EXERCISE: Take every line from the first down to the line with "YS = alt.Scale(domain=[-1.37, 3.35], nice=False, zero=False)" and set it down exactly, without the pictures.

SOURCE DATA:
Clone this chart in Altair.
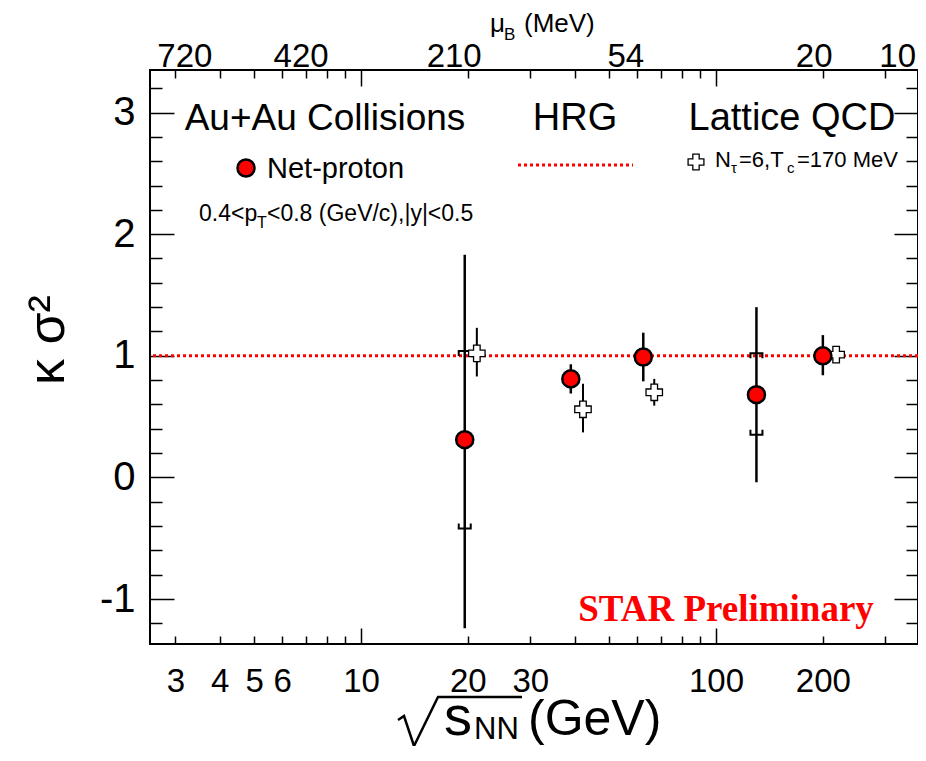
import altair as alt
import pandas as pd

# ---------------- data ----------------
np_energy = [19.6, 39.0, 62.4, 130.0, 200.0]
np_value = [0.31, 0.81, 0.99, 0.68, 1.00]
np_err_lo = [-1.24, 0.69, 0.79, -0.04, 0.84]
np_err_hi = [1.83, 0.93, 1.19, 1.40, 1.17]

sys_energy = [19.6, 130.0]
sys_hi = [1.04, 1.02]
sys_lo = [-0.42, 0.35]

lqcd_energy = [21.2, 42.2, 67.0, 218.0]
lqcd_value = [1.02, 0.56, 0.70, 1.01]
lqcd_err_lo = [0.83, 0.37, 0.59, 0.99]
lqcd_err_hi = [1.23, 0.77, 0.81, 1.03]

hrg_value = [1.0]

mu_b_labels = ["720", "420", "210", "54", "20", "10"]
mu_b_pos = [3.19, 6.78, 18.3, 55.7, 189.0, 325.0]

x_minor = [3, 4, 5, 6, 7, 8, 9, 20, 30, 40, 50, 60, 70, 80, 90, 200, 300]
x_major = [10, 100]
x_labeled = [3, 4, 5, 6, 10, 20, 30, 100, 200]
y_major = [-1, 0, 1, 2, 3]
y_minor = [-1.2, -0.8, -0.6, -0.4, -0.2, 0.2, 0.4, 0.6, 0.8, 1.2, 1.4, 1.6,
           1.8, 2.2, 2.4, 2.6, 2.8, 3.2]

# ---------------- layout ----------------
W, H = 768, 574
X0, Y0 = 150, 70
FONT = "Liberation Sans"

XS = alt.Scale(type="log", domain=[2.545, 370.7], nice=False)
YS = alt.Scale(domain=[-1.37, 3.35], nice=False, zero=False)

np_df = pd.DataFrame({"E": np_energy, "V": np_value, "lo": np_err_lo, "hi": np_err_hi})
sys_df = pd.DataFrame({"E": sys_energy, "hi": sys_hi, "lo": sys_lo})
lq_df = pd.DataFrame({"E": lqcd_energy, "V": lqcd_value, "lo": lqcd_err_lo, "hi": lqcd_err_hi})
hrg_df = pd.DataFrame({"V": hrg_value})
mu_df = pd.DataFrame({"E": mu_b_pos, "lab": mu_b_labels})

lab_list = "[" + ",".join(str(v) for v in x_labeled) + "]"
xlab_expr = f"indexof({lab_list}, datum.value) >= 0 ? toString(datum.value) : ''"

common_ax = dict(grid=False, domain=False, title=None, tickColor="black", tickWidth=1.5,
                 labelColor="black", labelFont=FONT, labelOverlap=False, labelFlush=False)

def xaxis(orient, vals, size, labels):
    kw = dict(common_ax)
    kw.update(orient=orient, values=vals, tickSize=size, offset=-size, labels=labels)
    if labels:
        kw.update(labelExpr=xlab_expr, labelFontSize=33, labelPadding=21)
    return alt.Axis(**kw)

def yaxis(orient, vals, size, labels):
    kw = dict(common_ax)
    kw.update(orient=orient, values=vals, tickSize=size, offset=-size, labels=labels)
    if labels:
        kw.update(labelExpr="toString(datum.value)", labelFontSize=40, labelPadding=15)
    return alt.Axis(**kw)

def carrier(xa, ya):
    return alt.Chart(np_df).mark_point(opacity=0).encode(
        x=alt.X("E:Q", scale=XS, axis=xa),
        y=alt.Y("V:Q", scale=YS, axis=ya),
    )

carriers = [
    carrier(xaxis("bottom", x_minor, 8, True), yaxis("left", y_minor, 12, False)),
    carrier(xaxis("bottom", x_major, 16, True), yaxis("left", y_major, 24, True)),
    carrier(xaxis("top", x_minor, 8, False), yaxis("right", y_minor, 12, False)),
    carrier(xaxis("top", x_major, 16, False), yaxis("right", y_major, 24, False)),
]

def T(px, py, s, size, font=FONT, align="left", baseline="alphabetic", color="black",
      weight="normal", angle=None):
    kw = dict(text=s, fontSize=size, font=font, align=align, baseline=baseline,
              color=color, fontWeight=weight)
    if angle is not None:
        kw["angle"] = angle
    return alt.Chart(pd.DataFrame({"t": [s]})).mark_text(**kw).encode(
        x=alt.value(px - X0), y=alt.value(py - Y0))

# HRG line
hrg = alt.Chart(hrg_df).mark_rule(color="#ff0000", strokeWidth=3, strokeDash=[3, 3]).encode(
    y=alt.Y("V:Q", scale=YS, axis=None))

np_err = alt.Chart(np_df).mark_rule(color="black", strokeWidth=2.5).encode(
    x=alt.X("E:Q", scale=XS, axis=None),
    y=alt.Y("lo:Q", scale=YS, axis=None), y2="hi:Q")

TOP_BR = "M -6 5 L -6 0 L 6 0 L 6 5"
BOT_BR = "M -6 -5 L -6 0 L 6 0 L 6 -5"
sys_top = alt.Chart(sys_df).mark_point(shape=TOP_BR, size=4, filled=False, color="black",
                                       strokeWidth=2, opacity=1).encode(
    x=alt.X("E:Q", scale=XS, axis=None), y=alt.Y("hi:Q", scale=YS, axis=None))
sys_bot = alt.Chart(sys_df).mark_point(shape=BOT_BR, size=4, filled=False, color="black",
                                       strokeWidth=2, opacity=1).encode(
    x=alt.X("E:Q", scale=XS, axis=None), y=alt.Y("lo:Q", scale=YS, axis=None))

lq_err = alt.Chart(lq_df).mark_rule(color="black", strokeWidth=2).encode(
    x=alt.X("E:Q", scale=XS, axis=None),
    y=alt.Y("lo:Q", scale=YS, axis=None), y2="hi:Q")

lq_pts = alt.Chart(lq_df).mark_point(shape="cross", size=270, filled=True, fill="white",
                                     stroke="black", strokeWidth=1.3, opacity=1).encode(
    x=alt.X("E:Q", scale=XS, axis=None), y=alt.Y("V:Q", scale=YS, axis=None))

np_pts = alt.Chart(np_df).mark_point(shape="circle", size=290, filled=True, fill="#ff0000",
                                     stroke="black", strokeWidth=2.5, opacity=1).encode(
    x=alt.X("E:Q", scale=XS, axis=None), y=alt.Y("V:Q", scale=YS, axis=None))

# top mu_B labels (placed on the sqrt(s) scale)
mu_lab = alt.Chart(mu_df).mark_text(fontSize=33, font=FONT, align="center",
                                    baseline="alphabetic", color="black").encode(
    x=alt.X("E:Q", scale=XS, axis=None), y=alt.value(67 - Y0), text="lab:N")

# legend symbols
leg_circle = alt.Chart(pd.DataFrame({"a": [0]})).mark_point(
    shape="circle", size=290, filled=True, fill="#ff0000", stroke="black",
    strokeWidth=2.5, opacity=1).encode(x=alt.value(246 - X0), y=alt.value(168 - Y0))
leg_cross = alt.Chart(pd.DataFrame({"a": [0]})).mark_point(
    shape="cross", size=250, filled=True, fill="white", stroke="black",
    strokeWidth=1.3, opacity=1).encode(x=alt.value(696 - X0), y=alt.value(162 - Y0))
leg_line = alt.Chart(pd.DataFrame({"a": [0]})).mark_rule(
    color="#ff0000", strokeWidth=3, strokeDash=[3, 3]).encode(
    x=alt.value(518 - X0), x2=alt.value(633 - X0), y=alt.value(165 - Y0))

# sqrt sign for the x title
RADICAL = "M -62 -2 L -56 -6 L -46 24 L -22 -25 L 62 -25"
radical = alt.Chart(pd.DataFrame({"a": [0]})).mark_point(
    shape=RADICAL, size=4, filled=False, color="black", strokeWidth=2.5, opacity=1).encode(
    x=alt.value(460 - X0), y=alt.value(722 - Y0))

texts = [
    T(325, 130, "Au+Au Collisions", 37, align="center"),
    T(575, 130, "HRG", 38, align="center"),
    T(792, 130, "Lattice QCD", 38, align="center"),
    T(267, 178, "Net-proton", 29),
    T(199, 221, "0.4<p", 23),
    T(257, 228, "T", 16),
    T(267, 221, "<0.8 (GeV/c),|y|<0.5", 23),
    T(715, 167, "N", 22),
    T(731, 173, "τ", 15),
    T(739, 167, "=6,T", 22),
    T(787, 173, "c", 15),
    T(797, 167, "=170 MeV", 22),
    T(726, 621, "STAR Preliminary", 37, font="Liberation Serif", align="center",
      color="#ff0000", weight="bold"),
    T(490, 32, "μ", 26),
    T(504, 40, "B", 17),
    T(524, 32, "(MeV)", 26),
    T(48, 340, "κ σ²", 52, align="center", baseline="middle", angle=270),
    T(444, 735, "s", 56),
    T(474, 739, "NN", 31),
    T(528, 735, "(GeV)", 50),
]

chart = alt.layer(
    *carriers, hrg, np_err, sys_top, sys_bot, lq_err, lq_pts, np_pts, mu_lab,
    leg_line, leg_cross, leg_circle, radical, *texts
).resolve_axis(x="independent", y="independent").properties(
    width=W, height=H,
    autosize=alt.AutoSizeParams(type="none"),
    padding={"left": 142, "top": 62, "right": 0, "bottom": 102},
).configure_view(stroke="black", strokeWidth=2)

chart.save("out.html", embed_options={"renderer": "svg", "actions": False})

RESPONSE TO THE EXERCISE:
Clone this chart in Altair.
import altair as alt
import pandas as pd

# ---------------- data ----------------
np_energy = [19.6, 39.0, 62.4, 130.0, 200.0]
np_value = [0.31, 0.81, 0.99, 0.68, 1.00]
np_err_lo = [-1.24, 0.69, 0.79, -0.04, 0.84]
np_err_hi = [1.83, 0.93, 1.19, 1.40, 1.17]

sys_energy = [19.6, 130.0]
sys_hi = [1.04, 1.02]
sys_lo = [-0.42, 0.35]

lqcd_energy = [21.2, 42.2, 67.0, 218.0]
lqcd_value = [1.02, 0.56, 0.70, 1.01]
lqcd_err_lo = [0.83, 0.37, 0.59, 0.99]
lqcd_err_hi = [1.23, 0.77, 0.81, 1.03]

hrg_value = [1.0]

mu_b_labels = ["720", "420", "210", "54", "20", "10"]
mu_b_pos = [3.19, 6.78, 18.3, 55.7, 189.0, 325.0]

x_minor = [3, 4, 5, 6, 7, 8, 9, 20, 30, 40, 50, 60, 70, 80, 90, 200, 300]
x_major = [10, 100]
x_labeled = [3, 4, 5, 6, 10, 20, 30, 100, 200]
y_major = [-1, 0, 1, 2, 3]
y_minor = [-1.2, -0.8, -0.6, -0.4, -0.2, 0.2, 0.4, 0.6, 0.8, 1.2, 1.4, 1.6,
           1.8, 2.2, 2.4, 2.6, 2.8, 3.2]

# ---------------- layout ----------------
W, H = 768, 574
X0, Y0 = 150, 70
FONT = "Liberation Sans"

XS = alt.Scale(type="log", domain=[2.545, 370.7], nice=False)
YS = alt.Scale(domain=[-1.37, 3.35], nice=False, zero=False)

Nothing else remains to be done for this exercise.